The hawks respond: It’s naïve to think that you can sprinkle a bit of education on a war-torn society. It’s impossible to build schools now because the Taliban will blow them up.
In fact, it’s still quite possible to operate schools in Afghanistan — particularly when there’s a strong “buy-in” from the local community.
Greg Mortenson, author of “Three Cups of Tea,” has now built 39 schools in Afghanistan and 92 in Pakistan — and not one has been burned down or closed. The aid organization CARE has 295 schools educating 50,000 girls in Afghanistan, and not a single one has been closed or burned by the Taliban. The Afghan Institute of Learning, another aid group, has 32 schools in Afghanistan and Pakistan, with none closed by the Taliban (although local communities have temporarily suspended three for security reasons).
In short, there is still vast scope for greater investment in education, health and agriculture in Afghanistan. These are extraordinarily cheap and have a better record at stabilizing societies than military solutions, which, in fact, have a pretty dismal record.
In Afghanistan, for example, we have already increased our troop presence by 40,000 troops since the beginning of last year, yet the result has not been the promised stability but only more casualties and a strengthened insurgency. If the last surge of 40,000 troops didn’t help, why will the next one be so different?
Matthew P. Hoh, an American military veteran who was the top civilian officer in Zabul Province, resigned over Afghan policy, as The Washington Post reported this week. Mr. Hoh argues that our military presence is feeding the insurgency, not quelling it.
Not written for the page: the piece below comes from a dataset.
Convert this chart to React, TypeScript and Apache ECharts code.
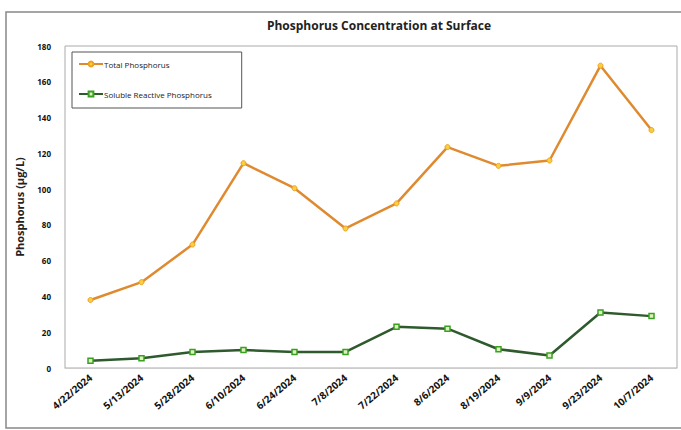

Already our troops have created a backlash with Kabul University students this week burning President Obama in effigy until police dispersed them with gunshots. The heavier our military footprint, the more resentment — and perhaps the more legitimacy for the Taliban.
Schools are not a quick fix or silver bullet any more than troops are. But we have abundant evidence that they can, over time, transform countries, and in the area near Afghanistan there’s a nice natural experiment in the comparative power of educational versus military tools.
Since 9/11, the United States has spent $15 billion in Pakistan, mostly on military support, and today Pakistan is more unstable than ever. In contrast, Bangladesh, which until 1971 was a part of Pakistan, has focused on education in a way that Pakistan never did. Bangladesh now has more girls in high school than boys. (In contrast, only 3 percent of Pakistani women in the tribal areas are literate.)
Those educated Bangladeshi women joined the labor force, laying the foundation for a garment industry and working in civil society groups like BRAC and Grameen Bank. That led to a virtuous spiral of development, jobs, lower birth rates, education and stability. That’s one reason Al Qaeda is holed up in Pakistan, not in Bangladesh, and it’s a reminder that education can transform societies.
When I travel in Pakistan, I see evidence that one group — Islamic extremists — believes in the transformative power of education. They pay for madrassas that provide free schooling and often free meals for students. They then offer scholarships for the best pupils to study abroad in Wahhabi madrassas before returning to become leaders of their communities. What I don’t see on my trips is similar numbers of American-backed schools. It breaks my heart that we don’t invest in schools as much as medieval, misogynist extremists.
For roughly the same cost as stationing 40,000 troops in Afghanistan for one year, we could educate the great majority of the 75 million children worldwide who, according to Unicef, are not getting even a primary education. We won’t turn them into graduate students, but we can help them achieve literacy. Such a vast global education campaign would reduce poverty, cut birth rates, improve America’s image in the world, promote stability and chip away at extremism.
Education isn’t a panacea, and no policy in Afghanistan is a sure bet. But all in all, the evidence suggests that education can help foster a virtuous cycle that promotes stability and moderation. So instead of sending 40,000 troops more to Afghanistan, how about opening 40,000 schools?